Leave the pictures out and retype the lines from the beginning through the line with "annotations = []", both ends included.

» SOURCE MATERIAL
• • •

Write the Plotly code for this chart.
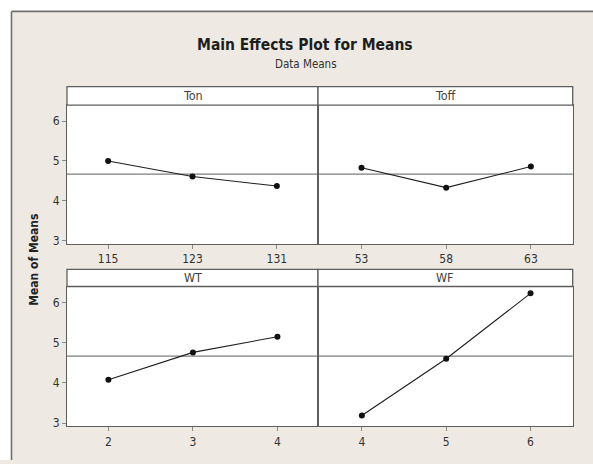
import numpy as np
import plotly.graph_objects as go

# Factor levels and the mean response at each level
factors = ["Ton", "Toff", "WT", "WF"]
ton_levels = [115, 123, 131]
ton_means = [5.00, 4.61, 4.37]
toff_levels = [53, 58, 63]
toff_means = [4.83, 4.33, 4.86]
wt_levels = [2, 3, 4]
wt_means = [4.08, 4.76, 5.15]
wf_levels = [4, 5, 6]
wf_means = [3.19, 4.60, 6.23]

y_ticks = [3, 4, 5, 6]
grand_mean = float(np.mean([ton_means, toff_means, wt_means, wf_means]))

W, H = 593, 464
BG = "#EEEAE3"
FRAME = "#707070"
AX = "#5E5E5E"
TXT = "#333333"
FONT = "DejaVu Sans Condensed"

def px(x):
    return x / W

def py(y):
    return 1 - y / H

# panel geometry (pixels)
xl, xm, xr = 67, 318, 572.7
top_strip, top_plot, top_bot = 87.3, 106, 246
bot_strip, bot_plot, bot_bot = 271.7, 289, 430

panels = [
    (ton_levels, ton_means, [111.1, 134.9], [xl, xm], [top_plot, top_bot], True),
    (toff_levels, toff_means, [50.43, 65.47], [xm, xr], [top_plot, top_bot], False),
    (wt_levels, wt_means, [1.51, 4.48], [xl, xm], [bot_plot, bot_bot], True),
    (wf_levels, wf_means, [3.48, 6.50], [xm, xr], [bot_plot, bot_bot], False),
]
y_range = [2.92, 6.40]

fig = go.Figure()
layout = {}
shapes = []
annotations = []

# white border outside the graph frame (top and left), plus the frame edges
shapes += [
    dict(type="rect", xref="paper", yref="paper", x0=0, x1=1, y0=py(11.5), y1=1,
         fillcolor="white", line=dict(width=0), layer="above"),
    dict(type="rect", xref="paper", yref="paper", x0=0, x1=px(11.5), y0=0, y1=1,
         fillcolor="white", line=dict(width=0), layer="above"),
    dict(type="line", xref="paper", yref="paper", x0=px(11.5), x1=1, y0=py(11.5), y1=py(11.5),
         line=dict(color=FRAME, width=1.6), layer="above"),
    dict(type="line", xref="paper", yref="paper", x0=px(11.5), x1=px(11.5), y0=0, y1=py(11.5),
         line=dict(color=FRAME, width=1.6), layer="above"),
]

for i, (levels, means, xr_, xdom, ydom, show_y) in enumerate(panels):
    n = i + 1
    xa = "xaxis" if n == 1 else f"xaxis{n}"
    ya = "yaxis" if n == 1 else f"yaxis{n}"
    xref = "x" if n == 1 else f"x{n}"
    yref = "y" if n == 1 else f"y{n}"

    layout[xa] = dict(
        domain=[px(xdom[0]), px(xdom[1])], range=xr_, anchor=yref,
        tickmode="array", tickvals=levels, ticktext=[str(v) for v in levels],
        ticks="outside", ticklen=4, tickcolor="#8A8A8A", tickwidth=1,
        showline=True, mirror=True, linecolor=AX, linewidth=1,
        showgrid=False, zeroline=False,
        tickfont=dict(family=FONT, size=12, color=TXT),
    )
    layout[ya] = dict(
        domain=[py(ydom[1]), py(ydom[0])], range=y_range, anchor=xref,
        tickmode="array", tickvals=y_ticks,
        ticktext=[str(v) for v in y_ticks] if show_y else ["" for _ in y_ticks],
        ticks="outside" if show_y else "", ticklen=4, tickcolor="#8A8A8A",
        showline=True, mirror=True, linecolor=AX, linewidth=1,
        showgrid=False, zeroline=False,
        tickfont=dict(family=FONT, size=12, color=TXT),
    )

    # grand mean reference line
    shapes.append(dict(type="line", xref=f"{xref} domain", yref=yref,
                       x0=0, x1=1, y0=grand_mean, y1=grand_mean,
                       line=dict(color="#7C7C7C", width=1.2), layer="below"))

    fig.add_trace(go.Scatter(
        x=levels, y=means, mode="lines+markers", xaxis=xref, yaxis=yref,
        line=dict(color="#1E1E1E", width=1.1),
        marker=dict(color="#111111", size=6), showlegend=False,
        hoverinfo="x+y",
    ))

    # factor strip above each panel
    strip_top = top_strip if ydom[0] == top_plot else bot_strip
    shapes.append(dict(type="rect", xref="paper", yref="paper",
                       x0=px(xdom[0]), x1=px(xdom[1]),
                       y0=py(ydom[0]), y1=py(strip_top),
                       fillcolor="white", line=dict(color=AX, width=1.3), layer="above"))
    annotations.append(dict(text=factors[i], xref="paper", yref="paper",
                            x=px((xdom[0] + xdom[1]) / 2), y=py((strip_top + ydom[0]) / 2),
                            xanchor="center", yanchor="middle", showarrow=False,
                            font=dict(family=FONT, size=12.5, color="#444444")))

annotations += [
    dict(text="<b>Main Effects Plot for Means</b>", xref="paper", yref="paper",
         x=px(304.5), y=py(45), xanchor="center", yanchor="middle", showarrow=False,
         font=dict(family=FONT, size=15.5, color="#1E1E1E")),
    dict(text="Data Means", xref="paper", yref="paper",
         x=px(306), y=py(65), xanchor="center", yanchor="middle", showarrow=False,
         font=dict(family=FONT, size=11.5, color=TXT)),
    dict(text="<b>Mean of Means</b>", xref="paper", yref="paper",
         x=px(34), y=py(262), xanchor="center", yanchor="middle", showarrow=False,
         textangle=-90, font=dict(family=FONT, size=12, color="#222222")),
]

fig.update_layout(
    width=W, height=H, margin=dict(l=0, r=0, t=0, b=0),
    paper_bgcolor=BG, plot_bgcolor="white",
    shapes=shapes, annotations=annotations, **layout,
)

fig.write_html("out.html")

• • •

» PROBLEM SOLUTION
Write the Plotly code for this chart.
import numpy as np
import plotly.graph_objects as go

# Factor levels and the mean response at each level
factors = ["Ton", "Toff", "WT", "WF"]
ton_levels = [115, 123, 131]
ton_means = [5.00, 4.61, 4.37]
toff_levels = [53, 58, 63]
toff_means = [4.83, 4.33, 4.86]
wt_levels = [2, 3, 4]
wt_means = [4.08, 4.76, 5.15]
wf_levels = [4, 5, 6]
wf_means = [3.19, 4.60, 6.23]

y_ticks = [3, 4, 5, 6]
grand_mean = float(np.mean([ton_means, toff_means, wt_means, wf_means]))

W, H = 593, 464
BG = "#EEEAE3"
FRAME = "#707070"
AX = "#5E5E5E"
TXT = "#333333"
FONT = "DejaVu Sans Condensed"

def px(x):
    return x / W

def py(y):
    return 1 - y / H

# panel geometry (pixels)
xl, xm, xr = 67, 318, 572.7
top_strip, top_plot, top_bot = 87.3, 106, 246
bot_strip, bot_plot, bot_bot = 271.7, 289, 430

panels = [
    (ton_levels, ton_means, [111.1, 134.9], [xl, xm], [top_plot, top_bot], True),
    (toff_levels, toff_means, [50.43, 65.47], [xm, xr], [top_plot, top_bot], False),
    (wt_levels, wt_means, [1.51, 4.48], [xl, xm], [bot_plot, bot_bot], True),
    (wf_levels, wf_means, [3.48, 6.50], [xm, xr], [bot_plot, bot_bot], False),
]
y_range = [2.92, 6.40]

fig = go.Figure()
layout = {}
shapes = []
annotations = []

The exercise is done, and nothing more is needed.